I have turned the tables on cooking fats and oils at home. Margarine and polyunsaturated spreads are out, butter is in. Butter can be good even at high temperatures if the solids and water are removed by clarification. And if lard ever reappears on supermarket shelves I may pull out one of Mum’s old recipes.

For high temperature cooking, I often use refined oils, like safflower, which have high smoke points; olive oil and tasty nut oils are reserved for salad dressing and other cool uses. The pros and cons of different oils otherwise confuse me because the composition of healthy fatty acids (usually meaning omega-3s) and antioxidants vary with the source, season, and storage conditions. Of course, we choose those that taste best (the unprocessed kinds), but I am more focused now on safe cooking to avoid nasty radicals generated by oxidation. And I am more careful about storage conditions, meaning for shorter periods in the cool and dark. I even squeeze drops of vitamin E from capsules into bottles of vegetable oil to help preserve them.

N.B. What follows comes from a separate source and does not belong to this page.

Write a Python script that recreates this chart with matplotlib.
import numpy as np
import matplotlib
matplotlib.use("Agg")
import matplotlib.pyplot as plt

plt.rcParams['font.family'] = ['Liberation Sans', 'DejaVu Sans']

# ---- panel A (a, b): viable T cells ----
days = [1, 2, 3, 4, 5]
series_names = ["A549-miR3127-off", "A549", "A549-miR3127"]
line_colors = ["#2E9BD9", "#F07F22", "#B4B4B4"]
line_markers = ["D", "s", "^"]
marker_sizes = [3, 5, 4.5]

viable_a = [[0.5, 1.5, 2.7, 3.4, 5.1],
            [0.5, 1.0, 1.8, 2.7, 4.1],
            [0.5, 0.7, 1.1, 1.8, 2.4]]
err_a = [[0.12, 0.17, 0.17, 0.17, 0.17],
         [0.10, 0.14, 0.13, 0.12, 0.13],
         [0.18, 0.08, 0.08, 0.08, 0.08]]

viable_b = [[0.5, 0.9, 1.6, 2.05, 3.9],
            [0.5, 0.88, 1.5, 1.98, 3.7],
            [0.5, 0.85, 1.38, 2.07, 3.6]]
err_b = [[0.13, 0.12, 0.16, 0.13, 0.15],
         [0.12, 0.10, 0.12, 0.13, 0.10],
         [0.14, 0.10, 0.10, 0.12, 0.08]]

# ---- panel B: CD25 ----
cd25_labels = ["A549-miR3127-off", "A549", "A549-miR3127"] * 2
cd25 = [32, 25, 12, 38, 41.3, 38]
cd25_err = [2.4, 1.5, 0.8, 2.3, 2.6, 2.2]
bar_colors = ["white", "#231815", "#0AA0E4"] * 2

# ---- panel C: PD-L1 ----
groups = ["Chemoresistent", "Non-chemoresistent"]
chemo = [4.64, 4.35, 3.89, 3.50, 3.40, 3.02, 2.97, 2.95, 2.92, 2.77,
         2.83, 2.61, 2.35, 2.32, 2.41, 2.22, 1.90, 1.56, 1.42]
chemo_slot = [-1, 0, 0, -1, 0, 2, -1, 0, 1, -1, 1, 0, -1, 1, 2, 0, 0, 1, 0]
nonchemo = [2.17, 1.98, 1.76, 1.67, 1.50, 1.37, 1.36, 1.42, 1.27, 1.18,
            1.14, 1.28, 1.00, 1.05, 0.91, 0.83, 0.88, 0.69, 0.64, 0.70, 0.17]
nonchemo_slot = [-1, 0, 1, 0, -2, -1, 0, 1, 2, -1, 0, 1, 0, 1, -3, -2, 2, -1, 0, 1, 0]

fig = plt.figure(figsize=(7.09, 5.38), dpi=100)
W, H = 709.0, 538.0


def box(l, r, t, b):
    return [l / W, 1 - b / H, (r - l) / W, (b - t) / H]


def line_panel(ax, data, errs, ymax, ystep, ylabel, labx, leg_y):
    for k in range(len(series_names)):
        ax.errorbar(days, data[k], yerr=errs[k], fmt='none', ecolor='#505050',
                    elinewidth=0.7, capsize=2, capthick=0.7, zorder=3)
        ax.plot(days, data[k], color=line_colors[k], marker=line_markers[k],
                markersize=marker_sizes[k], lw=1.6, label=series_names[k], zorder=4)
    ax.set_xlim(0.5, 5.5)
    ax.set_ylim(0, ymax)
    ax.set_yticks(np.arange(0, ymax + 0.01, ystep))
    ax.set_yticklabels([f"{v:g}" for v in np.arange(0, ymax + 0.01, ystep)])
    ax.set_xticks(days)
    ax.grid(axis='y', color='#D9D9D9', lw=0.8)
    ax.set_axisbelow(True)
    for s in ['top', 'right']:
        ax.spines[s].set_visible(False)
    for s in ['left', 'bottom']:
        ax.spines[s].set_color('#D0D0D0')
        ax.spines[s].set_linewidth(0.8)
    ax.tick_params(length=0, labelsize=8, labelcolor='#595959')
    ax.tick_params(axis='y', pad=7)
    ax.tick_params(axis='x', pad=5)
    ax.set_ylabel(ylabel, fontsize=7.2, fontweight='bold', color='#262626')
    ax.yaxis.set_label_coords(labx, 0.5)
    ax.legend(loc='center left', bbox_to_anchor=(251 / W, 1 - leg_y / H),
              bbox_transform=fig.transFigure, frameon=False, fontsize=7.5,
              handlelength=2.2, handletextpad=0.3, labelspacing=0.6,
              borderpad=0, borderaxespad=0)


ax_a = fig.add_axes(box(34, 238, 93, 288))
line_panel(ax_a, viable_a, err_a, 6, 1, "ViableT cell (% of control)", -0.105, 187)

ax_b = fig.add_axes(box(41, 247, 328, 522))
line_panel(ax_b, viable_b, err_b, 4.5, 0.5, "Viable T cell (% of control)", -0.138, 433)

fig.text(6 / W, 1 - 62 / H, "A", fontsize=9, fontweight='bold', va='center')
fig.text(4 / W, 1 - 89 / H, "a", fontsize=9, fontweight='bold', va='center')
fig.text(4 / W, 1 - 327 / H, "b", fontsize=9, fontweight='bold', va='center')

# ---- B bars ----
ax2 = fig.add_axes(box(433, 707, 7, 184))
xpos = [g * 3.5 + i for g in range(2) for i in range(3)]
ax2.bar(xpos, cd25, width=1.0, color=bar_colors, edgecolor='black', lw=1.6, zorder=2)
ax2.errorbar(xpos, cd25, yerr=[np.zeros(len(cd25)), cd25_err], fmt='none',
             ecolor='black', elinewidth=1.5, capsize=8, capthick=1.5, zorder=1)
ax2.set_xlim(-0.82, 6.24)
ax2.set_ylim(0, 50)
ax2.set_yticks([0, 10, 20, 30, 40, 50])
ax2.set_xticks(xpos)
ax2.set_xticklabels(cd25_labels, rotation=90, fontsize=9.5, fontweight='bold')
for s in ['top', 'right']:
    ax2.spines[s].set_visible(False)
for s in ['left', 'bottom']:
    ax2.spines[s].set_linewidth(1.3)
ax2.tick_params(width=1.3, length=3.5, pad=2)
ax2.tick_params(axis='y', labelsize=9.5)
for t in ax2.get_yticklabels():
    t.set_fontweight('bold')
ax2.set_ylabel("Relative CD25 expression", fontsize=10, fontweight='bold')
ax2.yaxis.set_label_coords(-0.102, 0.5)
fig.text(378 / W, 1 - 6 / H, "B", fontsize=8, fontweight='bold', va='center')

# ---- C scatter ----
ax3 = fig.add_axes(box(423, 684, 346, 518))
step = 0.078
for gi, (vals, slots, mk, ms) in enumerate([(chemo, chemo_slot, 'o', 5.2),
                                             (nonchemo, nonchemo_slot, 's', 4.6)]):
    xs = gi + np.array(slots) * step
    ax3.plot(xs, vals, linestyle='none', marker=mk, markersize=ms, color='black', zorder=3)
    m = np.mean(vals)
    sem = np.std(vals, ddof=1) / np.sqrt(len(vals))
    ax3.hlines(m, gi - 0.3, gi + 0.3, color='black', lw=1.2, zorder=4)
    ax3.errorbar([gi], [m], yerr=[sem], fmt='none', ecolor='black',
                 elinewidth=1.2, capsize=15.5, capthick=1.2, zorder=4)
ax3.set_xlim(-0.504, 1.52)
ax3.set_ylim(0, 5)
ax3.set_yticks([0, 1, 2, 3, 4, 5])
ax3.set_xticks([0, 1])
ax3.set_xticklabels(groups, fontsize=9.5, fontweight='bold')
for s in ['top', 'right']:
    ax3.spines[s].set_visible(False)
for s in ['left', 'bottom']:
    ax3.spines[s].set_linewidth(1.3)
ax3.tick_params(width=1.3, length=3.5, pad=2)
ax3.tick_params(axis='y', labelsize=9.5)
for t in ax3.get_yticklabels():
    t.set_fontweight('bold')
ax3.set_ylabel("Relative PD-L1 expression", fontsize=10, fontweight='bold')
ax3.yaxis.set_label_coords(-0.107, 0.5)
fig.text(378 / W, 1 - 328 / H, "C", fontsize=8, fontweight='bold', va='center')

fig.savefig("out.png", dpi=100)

Cheating TimeThese concerns about dietary fats are new to me, though they shouldn’t be. As long ago as the late 1950s, Denham Harman (1916-2014), a gerontologist at the University of Nebraska, was expressing doubts about the wholesale adoption of vegetable oils in the national diet. As a former chemist at Shell Oil, he knew that unsaturated fats are unstable and susceptible to oxidation. In one of my books published in the 1990s (Cheating Time), I mentioned his free radical theory of how oxidized lipids cause cell aging and disease. But the penny didn’t drop in a lifetime of cooking until I leaned over a smoky wok one day.